== Data ==

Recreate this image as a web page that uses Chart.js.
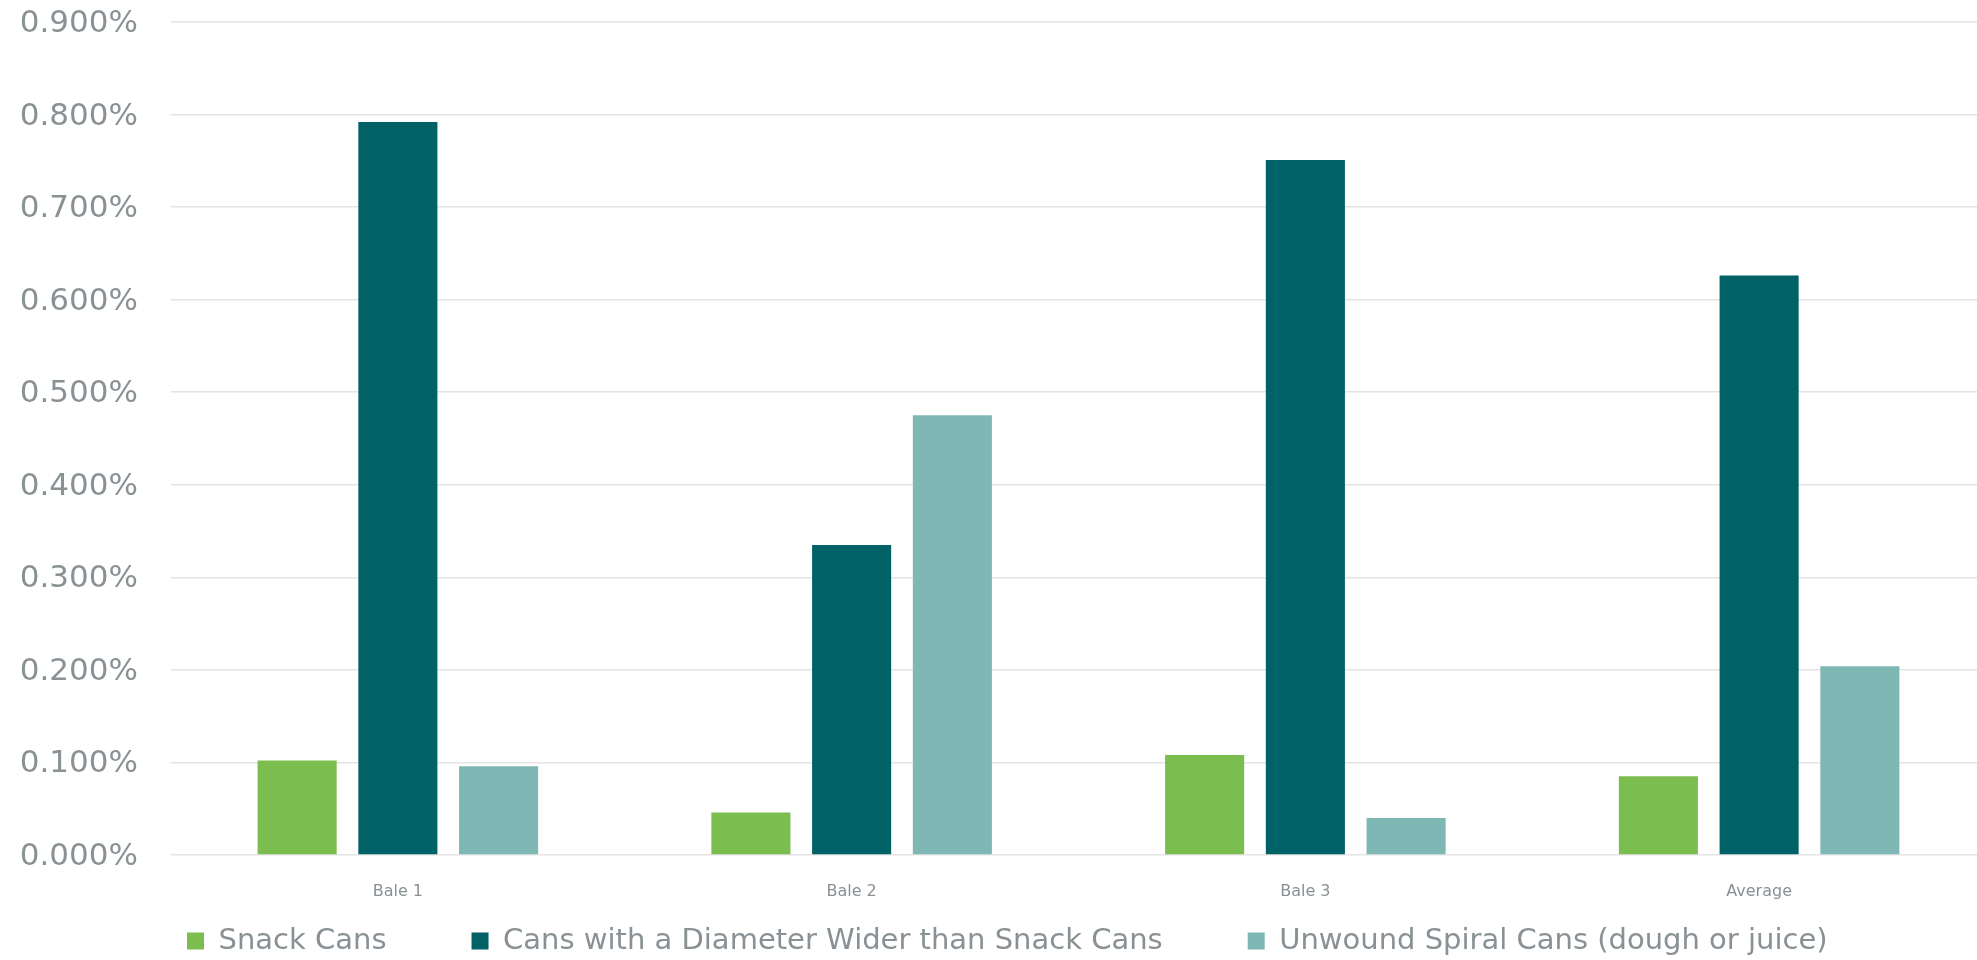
<!DOCTYPE html>
<html>
<head>
<meta charset="utf-8">
<script src="https://cdn.jsdelivr.net/npm/chart.js@4"></script>
<style>
    html, body { margin: 0; padding: 0; background: #fff; overflow: hidden; }
    .wrap { width: 1977px; height: 960px; overflow: hidden; }
    .wrap canvas { display: block; }
</style>
</head>
<body>
<div class="wrap">
    <canvas id="canChart" width="1986" height="960" style="width:1986px;height:960px"></canvas>
</div>
<script>
// categories + series (percent values)
const bales = ['Bale 1', 'Bale 2', 'Bale 3', 'Average'];
const snackCans = [0.102, 0.046, 0.108, 0.085];
const widerCans = [0.792, 0.335, 0.751, 0.626];
const spiralCans = [0.096, 0.475, 0.040, 0.204];

const textGray = '#899195';
const fontFamily = '"DejaVu Sans", sans-serif';

// legend items sit far apart but the row is low, so the legend
// box is moved / enlarged after layout (padding is used both ways)
const legendPlace = {
    id: 'legendPlace',
    afterLayout(chart) {
        const lg = chart.legend;
        const pad = lg.options.labels.padding;
        const size = lg.options.labels.font.size;
        lg.left = 187 - pad;
        lg.top = 941 - size / 2 - pad;
        lg.height = pad * 2 + size;
        lg.bottom = lg.top + lg.height;
    }
};

const ctx = document.getElementById('canChart').getContext('2d');
new Chart(ctx, {
    type: 'bar',
    data: {
        labels: bales,
        datasets: [
            {
                label: 'Snack Cans',
                data: snackCans,
                backgroundColor: '#7cbd4f'
            },
            {
                label: 'Cans with a Diameter Wider than Snack Cans',
                data: widerCans,
                backgroundColor: '#006167'
            },
            {
                label: 'Unwound Spiral Cans (dough or juice)',
                data: spiralCans,
                backgroundColor: '#7fb7b5'
            }
        ]
    },
    options: {
        responsive: false,
        animation: false,
        layout: { padding: { top: 22, right: 0, left: 0, bottom: 0 } },
        datasets: {
            bar: {
                categoryPercentage: 0.666,
                barPercentage: 0.785
            }
        },
        plugins: {
            tooltip: { enabled: false },
            legend: {
                position: 'bottom',
                align: 'start',
                maxHeight: 45,
                labels: {
                    color: textGray,
                    boxWidth: 17,
                    boxHeight: 17,
                    padding: 85,
                    font: { family: fontFamily, size: 29 }
                }
            }
        },
        scales: {
            x: {
                grid: { display: false },
                border: { display: false },
                ticks: {
                    color: textGray,
                    padding: 19,
                    font: { family: fontFamily, size: 16 }
                },
                afterFit(scale) { scale.height = 60; }
            },
            y: {
                min: 0,
                max: 0.9,
                border: { display: false },
                grid: {
                    color: '#e4e4e4',
                    lineWidth: 1.5,
                    drawTicks: true,
                    tickLength: 33,
                    tickColor: 'rgba(0,0,0,0)'
                },
                ticks: {
                    stepSize: 0.1,
                    color: textGray,
                    padding: 0,
                    labelOffset: 2,
                    font: { family: fontFamily, size: 31 },
                    callback: v => v.toFixed(3) + '%'
                },
                afterFit(scale) { scale.width = 171; }
            }
        }
    },
    plugins: [legendPlace]
});
</script>
</body>
</html>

===

Work required —
Your copy of the data should match it exactly, except that pictures are left out.

Expected output —
Recreate this image as a web page that uses Chart.js.
<!DOCTYPE html>
<html>
<head>
<meta charset="utf-8">
<script src="https://cdn.jsdelivr.net/npm/chart.js@4"></script>
<style>
    html, body { margin: 0; padding: 0; background: #fff; overflow: hidden; }
    .wrap { width: 1977px; height: 960px; overflow: hidden; }
    .wrap canvas { display: block; }
</style>
</head>
<body>
<div class="wrap">
    <canvas id="canChart" width="1986" height="960" style="width:1986px;height:960px"></canvas>
</div>
<script>
// categories + series (percent values)
const bales = ['Bale 1', 'Bale 2', 'Bale 3', 'Average'];
const snackCans = [0.102, 0.046, 0.108, 0.085];
const widerCans = [0.792, 0.335, 0.751, 0.626];
const spiralCans = [0.096, 0.475, 0.040, 0.204];

const textGray = '#899195';
const fontFamily = '"DejaVu Sans", sans-serif';

// legend items sit far apart but the row is low, so the legend
// box is moved / enlarged after layout (padding is used both ways)
const legendPlace = {
    id: 'legendPlace',
    afterLayout(chart) {
        const lg = chart.legend;
        const pad = lg.options.labels.padding;
        const size = lg.options.labels.font.size;
        lg.left = 187 - pad;
        lg.top = 941 - size / 2 - pad;
        lg.height = pad * 2 + size;
        lg.bottom = lg.top + lg.height;
    }
};

const ctx = document.getElementById('canChart').getContext('2d');
new Chart(ctx, {
    type: 'bar',
    data: {
        labels: bales,
        datasets: [
            {
                label: 'Snack Cans',
                data: snackCans,
                backgroundColor: '#7cbd4f'
            },
            {
                label: 'Cans with a Diameter Wider than Snack Cans',
                data: widerCans,
                backgroundColor: '#006167'
            },
            {
                label: 'Unwound Spiral Cans (dough or juice)',
                data: spiralCans,
                backgroundColor: '#7fb7b5'
            }
        ]
    },
    options: {
        responsive: false,
        animation: false,
        layout: { padding: { top: 22, right: 0, left: 0, bottom: 0 } },
        datasets: {
            bar: {
                categoryPercentage: 0.666,
                barPercentage: 0.785
            }
        },
        plugins: {
            tooltip: { enabled: false },
            legend: {
                position: 'bottom',
                align: 'start',
                maxHeight: 45,
                labels: {
                    color: textGray,
                    boxWidth: 17,
                    boxHeight: 17,
                    padding: 85,
                    font: { family: fontFamily, size: 29 }
                }
            }
        },
        scales: {
            x: {
                grid: { display: false },
                border: { display: false },
                ticks: {
                    color: textGray,
                    padding: 19,
                    font: { family: fontFamily, size: 16 }
                },
                afterFit(scale) { scale.height = 60; }
            },
            y: {
                min: 0,
                max: 0.9,
                border: { display: false },
                grid: {
                    color: '#e4e4e4',
                    lineWidth: 1.5,
                    drawTicks: true,
                    tickLength: 33,
                    tickColor: 'rgba(0,0,0,0)'
                },
                ticks: {
                    stepSize: 0.1,
                    color: textGray,
                    padding: 0,
                    labelOffset: 2,
                    font: { family: fontFamily, size: 31 },
                    callback: v => v.toFixed(3) + '%'
                },
                afterFit(scale) { scale.width = 171; }
            }
        }
    },
    plugins: [legendPlace]
});
</script>
</body>
</html>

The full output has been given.